:: Written request ::
Check each line of the listing below for the string "matplotlib", and give only how many lines hold it.

:: Figure scripts ::
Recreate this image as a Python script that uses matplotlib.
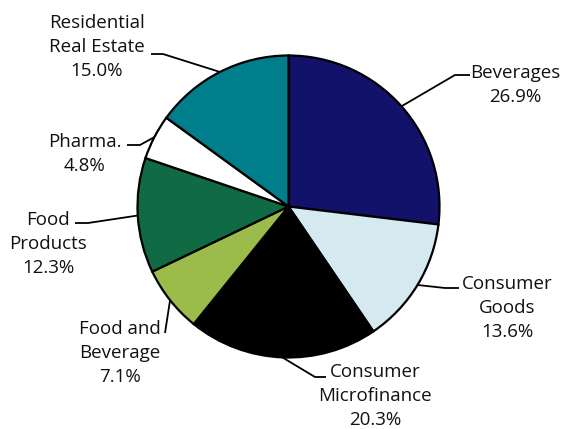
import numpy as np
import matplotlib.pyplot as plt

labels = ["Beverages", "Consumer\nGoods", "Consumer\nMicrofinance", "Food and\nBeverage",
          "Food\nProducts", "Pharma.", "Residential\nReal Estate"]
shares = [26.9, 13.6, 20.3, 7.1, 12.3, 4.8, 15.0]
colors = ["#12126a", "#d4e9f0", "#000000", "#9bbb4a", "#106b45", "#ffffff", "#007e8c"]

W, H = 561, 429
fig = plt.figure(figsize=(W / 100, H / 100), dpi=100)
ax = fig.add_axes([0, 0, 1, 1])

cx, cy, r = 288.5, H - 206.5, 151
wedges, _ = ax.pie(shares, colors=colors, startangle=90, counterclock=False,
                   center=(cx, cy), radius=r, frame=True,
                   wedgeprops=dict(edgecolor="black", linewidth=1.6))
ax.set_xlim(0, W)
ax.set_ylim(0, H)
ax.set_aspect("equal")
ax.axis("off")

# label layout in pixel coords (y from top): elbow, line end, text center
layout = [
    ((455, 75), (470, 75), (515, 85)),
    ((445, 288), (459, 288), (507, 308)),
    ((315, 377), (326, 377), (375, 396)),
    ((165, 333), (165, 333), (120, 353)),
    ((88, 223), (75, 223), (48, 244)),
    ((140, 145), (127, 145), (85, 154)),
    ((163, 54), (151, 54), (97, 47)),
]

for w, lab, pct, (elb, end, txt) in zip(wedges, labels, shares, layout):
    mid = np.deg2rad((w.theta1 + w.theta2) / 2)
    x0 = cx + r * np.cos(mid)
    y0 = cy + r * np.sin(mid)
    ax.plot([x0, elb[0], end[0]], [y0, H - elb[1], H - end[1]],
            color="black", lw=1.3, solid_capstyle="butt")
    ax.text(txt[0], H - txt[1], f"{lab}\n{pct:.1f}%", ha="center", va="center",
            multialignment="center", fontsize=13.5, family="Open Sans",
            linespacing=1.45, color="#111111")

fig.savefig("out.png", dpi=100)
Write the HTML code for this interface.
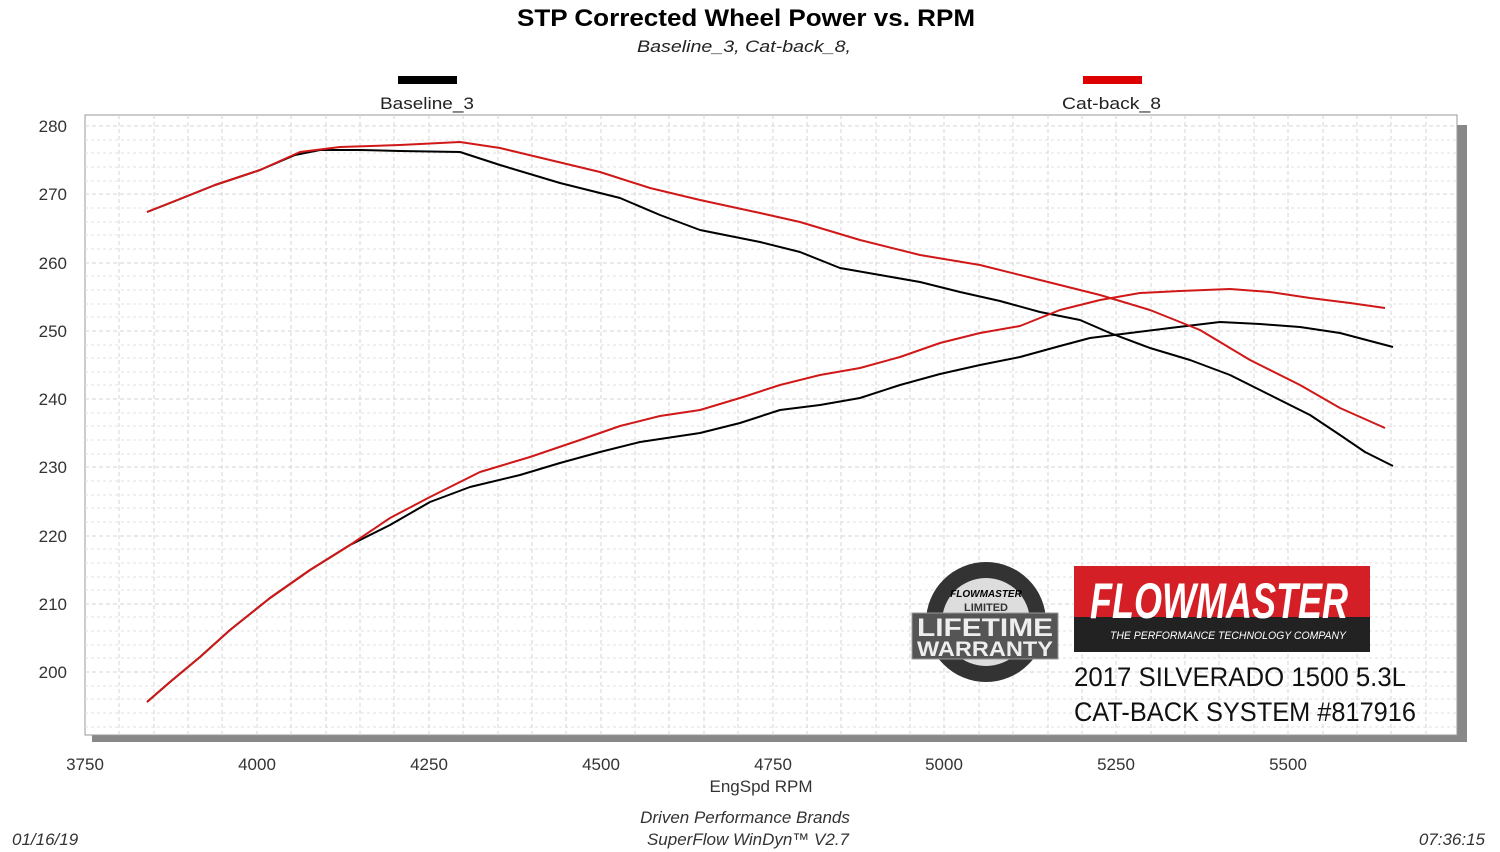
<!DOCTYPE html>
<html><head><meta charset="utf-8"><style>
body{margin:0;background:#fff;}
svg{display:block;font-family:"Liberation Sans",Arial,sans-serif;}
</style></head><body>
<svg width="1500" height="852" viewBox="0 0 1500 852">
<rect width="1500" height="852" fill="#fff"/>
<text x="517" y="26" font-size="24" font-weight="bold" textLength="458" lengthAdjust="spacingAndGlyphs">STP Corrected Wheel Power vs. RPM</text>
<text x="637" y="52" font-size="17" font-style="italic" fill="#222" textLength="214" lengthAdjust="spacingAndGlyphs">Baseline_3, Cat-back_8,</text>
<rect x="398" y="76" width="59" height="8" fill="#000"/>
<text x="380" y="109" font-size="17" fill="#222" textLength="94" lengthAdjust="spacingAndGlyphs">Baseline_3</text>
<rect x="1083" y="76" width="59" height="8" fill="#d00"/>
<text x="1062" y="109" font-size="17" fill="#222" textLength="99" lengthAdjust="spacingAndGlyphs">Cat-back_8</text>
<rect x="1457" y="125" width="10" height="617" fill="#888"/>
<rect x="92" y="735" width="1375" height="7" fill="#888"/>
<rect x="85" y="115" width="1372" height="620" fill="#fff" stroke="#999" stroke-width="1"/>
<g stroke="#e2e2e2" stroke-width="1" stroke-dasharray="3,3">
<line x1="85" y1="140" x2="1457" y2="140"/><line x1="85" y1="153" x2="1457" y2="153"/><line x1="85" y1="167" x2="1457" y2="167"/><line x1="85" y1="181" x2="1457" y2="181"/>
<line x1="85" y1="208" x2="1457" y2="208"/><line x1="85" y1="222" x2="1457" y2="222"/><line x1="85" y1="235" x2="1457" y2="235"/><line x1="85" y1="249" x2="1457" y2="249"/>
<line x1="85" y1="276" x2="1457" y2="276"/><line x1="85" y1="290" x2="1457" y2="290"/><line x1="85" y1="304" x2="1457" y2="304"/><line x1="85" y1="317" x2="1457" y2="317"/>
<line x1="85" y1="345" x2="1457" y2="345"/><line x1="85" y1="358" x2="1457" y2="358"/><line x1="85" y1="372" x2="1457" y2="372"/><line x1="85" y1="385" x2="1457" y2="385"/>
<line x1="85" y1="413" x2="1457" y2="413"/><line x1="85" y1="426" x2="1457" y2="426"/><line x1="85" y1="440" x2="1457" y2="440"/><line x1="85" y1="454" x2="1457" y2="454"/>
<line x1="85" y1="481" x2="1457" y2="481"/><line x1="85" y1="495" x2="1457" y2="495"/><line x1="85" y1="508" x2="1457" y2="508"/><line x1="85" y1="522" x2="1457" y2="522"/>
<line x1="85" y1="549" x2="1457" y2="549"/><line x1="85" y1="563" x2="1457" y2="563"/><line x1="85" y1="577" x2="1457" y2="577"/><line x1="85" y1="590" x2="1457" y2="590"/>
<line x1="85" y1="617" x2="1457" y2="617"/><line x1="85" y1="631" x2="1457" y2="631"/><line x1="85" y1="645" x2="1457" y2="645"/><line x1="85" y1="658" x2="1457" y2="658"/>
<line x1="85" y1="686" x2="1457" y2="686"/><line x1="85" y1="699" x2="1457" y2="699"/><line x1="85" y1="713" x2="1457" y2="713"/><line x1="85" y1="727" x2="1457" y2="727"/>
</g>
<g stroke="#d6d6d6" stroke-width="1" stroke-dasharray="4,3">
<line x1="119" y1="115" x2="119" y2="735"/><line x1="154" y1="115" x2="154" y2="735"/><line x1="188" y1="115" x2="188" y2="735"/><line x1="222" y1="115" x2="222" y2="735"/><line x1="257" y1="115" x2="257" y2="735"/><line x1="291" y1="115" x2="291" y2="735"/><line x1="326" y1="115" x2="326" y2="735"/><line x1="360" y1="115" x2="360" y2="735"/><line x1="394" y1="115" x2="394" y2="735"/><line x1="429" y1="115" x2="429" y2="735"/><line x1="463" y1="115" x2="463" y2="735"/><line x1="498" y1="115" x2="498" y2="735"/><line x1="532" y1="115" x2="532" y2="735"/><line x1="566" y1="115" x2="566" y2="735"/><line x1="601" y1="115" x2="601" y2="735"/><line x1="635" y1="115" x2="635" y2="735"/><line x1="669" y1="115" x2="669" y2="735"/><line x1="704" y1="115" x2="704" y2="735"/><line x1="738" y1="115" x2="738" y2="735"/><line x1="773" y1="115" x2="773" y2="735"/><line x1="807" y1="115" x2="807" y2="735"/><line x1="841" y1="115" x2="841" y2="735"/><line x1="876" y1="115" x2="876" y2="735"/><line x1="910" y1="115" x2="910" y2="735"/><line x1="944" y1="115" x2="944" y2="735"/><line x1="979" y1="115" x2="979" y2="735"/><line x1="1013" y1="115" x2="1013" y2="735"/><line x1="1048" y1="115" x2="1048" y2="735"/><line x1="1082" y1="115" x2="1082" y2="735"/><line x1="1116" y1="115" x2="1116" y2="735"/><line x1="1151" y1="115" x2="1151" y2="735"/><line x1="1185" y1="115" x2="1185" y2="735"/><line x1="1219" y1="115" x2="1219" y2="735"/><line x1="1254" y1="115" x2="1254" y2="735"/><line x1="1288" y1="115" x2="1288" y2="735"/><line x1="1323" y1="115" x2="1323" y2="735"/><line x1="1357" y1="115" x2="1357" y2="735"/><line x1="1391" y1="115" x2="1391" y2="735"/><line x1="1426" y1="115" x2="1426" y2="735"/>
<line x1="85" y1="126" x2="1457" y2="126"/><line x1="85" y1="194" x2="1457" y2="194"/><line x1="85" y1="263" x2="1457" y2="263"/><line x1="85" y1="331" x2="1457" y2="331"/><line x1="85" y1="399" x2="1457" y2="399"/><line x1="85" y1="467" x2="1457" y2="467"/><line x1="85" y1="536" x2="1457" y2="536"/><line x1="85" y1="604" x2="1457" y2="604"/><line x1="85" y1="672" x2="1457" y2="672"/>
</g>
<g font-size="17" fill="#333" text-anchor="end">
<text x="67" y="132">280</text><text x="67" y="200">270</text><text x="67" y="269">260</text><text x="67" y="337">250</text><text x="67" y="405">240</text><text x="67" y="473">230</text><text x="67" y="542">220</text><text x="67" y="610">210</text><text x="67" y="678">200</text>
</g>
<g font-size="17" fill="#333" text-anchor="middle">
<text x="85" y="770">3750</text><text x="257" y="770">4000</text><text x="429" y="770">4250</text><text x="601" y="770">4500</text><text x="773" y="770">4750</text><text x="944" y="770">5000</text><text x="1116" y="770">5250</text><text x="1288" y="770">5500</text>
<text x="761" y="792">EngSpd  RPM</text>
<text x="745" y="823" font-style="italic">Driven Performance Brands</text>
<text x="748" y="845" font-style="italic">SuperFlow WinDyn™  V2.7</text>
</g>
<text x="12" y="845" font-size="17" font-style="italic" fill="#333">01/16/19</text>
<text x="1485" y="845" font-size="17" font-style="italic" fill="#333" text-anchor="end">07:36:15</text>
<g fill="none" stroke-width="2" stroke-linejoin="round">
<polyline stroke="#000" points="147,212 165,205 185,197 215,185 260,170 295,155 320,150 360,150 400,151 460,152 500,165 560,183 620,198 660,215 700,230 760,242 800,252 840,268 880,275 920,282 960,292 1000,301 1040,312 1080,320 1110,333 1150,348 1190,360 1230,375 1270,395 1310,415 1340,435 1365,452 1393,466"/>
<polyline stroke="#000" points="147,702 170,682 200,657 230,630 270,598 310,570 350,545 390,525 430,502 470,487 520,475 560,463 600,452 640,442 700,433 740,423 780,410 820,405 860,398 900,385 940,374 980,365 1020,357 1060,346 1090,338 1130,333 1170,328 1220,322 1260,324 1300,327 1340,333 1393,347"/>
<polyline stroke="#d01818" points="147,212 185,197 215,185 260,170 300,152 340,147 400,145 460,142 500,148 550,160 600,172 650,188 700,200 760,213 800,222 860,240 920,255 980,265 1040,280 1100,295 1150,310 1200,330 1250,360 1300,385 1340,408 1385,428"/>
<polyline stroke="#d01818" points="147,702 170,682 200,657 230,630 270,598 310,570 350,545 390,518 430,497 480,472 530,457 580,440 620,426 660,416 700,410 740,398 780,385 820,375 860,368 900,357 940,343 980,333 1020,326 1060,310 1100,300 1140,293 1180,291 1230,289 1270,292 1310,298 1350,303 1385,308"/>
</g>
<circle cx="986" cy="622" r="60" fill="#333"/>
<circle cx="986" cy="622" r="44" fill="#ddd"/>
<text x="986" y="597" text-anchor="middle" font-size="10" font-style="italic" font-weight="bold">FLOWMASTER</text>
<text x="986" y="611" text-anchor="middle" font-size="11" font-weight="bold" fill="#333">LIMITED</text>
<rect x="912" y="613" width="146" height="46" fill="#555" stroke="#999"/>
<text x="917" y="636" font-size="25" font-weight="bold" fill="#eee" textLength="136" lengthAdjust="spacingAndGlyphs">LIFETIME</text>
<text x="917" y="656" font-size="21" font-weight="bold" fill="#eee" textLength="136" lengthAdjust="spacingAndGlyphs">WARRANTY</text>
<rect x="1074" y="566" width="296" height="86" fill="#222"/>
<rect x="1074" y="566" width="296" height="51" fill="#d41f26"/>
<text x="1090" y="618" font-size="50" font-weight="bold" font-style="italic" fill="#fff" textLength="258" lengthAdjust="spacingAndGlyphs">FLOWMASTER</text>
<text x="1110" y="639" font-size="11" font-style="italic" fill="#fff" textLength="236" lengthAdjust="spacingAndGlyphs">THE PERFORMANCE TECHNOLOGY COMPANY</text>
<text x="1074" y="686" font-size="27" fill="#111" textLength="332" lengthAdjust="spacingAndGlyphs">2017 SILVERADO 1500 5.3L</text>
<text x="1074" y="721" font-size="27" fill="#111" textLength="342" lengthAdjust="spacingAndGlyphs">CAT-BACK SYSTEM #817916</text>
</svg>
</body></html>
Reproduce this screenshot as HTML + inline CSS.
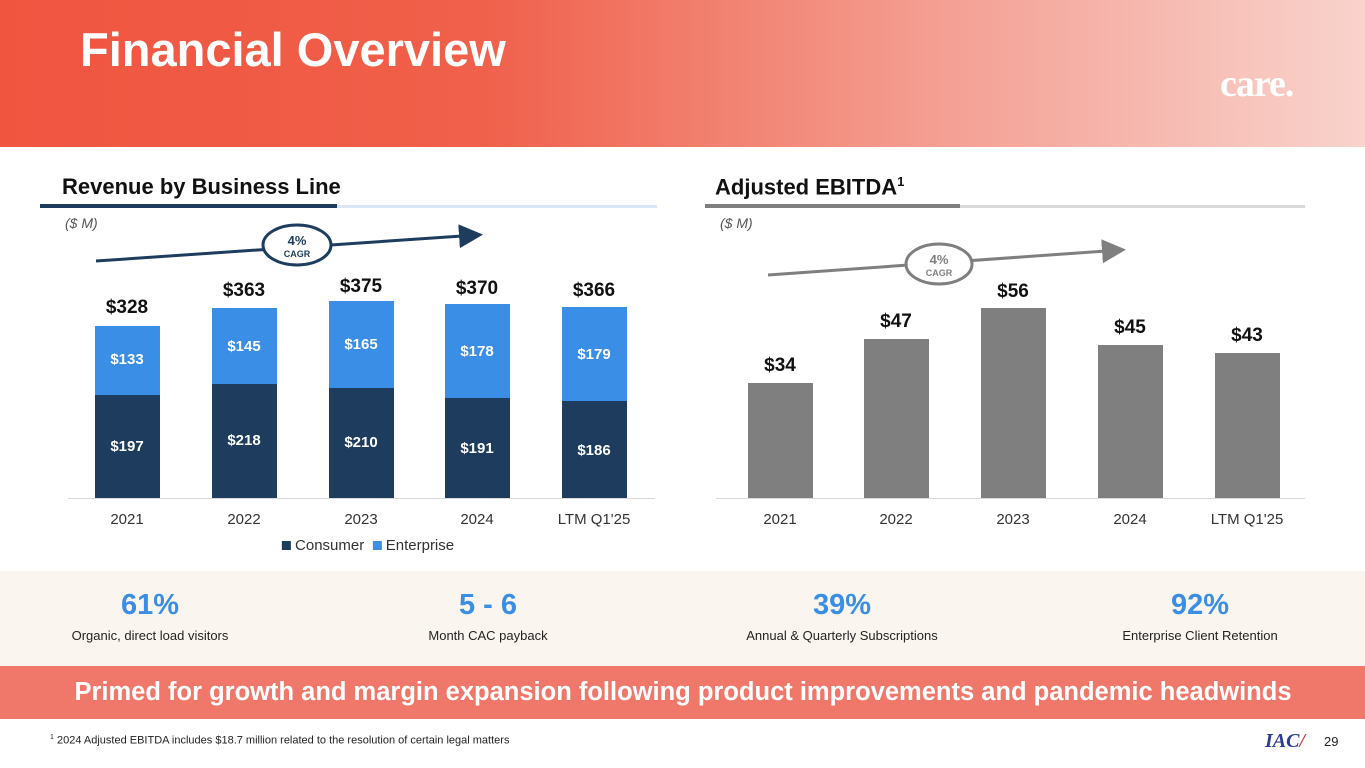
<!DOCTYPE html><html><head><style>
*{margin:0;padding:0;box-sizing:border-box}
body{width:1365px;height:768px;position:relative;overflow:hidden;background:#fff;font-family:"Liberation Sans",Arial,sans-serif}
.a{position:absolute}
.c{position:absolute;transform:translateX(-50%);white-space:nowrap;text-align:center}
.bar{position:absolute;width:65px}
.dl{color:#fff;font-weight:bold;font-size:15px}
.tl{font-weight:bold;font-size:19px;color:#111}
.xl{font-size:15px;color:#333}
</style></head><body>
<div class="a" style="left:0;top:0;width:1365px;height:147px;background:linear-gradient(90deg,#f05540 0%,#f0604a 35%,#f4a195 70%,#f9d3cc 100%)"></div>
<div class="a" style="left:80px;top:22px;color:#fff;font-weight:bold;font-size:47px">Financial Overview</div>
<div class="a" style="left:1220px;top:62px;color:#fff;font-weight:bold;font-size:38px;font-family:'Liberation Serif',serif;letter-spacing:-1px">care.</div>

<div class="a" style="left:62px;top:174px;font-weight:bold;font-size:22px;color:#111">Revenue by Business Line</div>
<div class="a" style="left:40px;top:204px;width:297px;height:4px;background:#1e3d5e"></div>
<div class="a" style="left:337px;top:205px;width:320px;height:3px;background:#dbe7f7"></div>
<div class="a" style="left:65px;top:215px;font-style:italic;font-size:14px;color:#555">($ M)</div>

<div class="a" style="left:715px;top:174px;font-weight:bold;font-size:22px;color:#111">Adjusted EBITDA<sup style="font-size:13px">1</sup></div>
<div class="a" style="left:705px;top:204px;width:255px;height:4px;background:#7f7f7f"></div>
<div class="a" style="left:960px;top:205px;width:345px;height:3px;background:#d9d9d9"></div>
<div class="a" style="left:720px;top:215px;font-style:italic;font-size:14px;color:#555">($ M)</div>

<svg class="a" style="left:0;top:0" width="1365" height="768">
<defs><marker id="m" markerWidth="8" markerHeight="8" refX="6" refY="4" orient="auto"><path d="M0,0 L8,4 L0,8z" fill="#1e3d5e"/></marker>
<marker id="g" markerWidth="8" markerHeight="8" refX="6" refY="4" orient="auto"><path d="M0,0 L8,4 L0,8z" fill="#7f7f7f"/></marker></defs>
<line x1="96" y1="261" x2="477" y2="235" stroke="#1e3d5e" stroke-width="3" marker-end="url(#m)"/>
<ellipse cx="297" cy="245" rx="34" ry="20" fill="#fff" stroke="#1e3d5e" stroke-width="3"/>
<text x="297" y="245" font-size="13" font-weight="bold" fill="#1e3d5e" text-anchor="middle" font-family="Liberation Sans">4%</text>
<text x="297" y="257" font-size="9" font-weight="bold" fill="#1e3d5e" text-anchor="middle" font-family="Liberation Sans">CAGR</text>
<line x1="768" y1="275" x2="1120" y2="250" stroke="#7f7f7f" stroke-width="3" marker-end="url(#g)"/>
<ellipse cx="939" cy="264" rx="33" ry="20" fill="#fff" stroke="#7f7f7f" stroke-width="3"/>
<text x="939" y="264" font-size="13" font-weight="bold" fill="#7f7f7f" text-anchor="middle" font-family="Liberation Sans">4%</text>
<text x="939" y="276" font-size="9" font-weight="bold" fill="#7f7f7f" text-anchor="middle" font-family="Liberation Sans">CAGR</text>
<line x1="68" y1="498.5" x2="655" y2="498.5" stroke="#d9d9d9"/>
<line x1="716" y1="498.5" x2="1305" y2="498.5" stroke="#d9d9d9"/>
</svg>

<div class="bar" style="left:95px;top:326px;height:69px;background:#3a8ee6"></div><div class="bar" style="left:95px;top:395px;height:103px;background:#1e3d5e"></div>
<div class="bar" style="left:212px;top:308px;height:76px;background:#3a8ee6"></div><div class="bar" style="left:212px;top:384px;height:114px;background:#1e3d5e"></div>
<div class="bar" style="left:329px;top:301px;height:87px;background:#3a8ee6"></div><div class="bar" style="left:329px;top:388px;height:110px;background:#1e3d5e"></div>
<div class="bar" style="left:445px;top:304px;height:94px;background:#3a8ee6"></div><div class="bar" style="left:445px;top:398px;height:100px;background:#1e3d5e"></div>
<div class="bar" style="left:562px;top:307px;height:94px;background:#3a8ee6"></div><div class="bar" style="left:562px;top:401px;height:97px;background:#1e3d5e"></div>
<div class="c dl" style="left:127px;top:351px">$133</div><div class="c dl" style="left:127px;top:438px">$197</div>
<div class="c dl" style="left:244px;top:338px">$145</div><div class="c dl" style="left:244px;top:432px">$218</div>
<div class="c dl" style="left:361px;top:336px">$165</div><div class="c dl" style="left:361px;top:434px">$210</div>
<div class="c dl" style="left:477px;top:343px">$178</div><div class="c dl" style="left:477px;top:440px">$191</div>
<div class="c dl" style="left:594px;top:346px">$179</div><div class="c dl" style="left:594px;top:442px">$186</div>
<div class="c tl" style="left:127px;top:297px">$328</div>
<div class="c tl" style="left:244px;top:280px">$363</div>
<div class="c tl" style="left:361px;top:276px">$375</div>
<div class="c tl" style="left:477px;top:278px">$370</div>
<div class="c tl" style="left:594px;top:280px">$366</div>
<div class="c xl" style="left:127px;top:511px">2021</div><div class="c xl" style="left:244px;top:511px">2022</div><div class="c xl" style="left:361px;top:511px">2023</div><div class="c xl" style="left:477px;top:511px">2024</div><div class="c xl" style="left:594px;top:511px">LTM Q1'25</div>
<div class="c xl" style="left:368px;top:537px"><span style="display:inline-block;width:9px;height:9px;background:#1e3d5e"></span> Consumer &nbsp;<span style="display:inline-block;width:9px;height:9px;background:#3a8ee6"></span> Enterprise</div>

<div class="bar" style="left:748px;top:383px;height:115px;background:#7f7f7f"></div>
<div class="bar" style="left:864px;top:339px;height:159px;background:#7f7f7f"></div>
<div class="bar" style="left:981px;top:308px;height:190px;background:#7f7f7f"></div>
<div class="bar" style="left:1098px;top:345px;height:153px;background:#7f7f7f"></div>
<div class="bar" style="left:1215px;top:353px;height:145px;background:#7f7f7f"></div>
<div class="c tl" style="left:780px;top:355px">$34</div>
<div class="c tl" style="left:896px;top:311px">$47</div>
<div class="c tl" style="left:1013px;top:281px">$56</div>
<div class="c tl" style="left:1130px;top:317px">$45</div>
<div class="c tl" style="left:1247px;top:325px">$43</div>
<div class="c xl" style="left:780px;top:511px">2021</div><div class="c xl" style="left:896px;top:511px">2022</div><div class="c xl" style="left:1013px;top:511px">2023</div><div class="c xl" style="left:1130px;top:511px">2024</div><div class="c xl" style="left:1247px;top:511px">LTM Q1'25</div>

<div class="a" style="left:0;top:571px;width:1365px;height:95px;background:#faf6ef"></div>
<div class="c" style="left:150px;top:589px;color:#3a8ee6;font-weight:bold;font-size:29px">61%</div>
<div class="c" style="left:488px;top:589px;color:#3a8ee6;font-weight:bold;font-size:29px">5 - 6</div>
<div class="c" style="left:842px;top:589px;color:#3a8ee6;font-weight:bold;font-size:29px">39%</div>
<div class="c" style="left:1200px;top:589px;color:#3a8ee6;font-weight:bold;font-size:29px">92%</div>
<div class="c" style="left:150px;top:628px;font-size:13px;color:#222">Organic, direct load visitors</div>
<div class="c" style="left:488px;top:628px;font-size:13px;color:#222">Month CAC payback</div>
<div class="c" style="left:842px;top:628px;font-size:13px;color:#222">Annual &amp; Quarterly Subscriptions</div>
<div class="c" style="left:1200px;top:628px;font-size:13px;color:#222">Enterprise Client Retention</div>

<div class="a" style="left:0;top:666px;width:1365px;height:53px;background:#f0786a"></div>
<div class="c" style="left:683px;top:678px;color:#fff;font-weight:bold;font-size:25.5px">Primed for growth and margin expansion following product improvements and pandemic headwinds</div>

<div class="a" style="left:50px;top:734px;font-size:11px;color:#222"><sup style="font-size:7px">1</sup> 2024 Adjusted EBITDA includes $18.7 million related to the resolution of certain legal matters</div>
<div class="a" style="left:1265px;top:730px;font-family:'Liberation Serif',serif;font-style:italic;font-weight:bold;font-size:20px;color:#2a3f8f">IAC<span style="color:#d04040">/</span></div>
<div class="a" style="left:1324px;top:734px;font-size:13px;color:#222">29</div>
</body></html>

:: The solution ::
2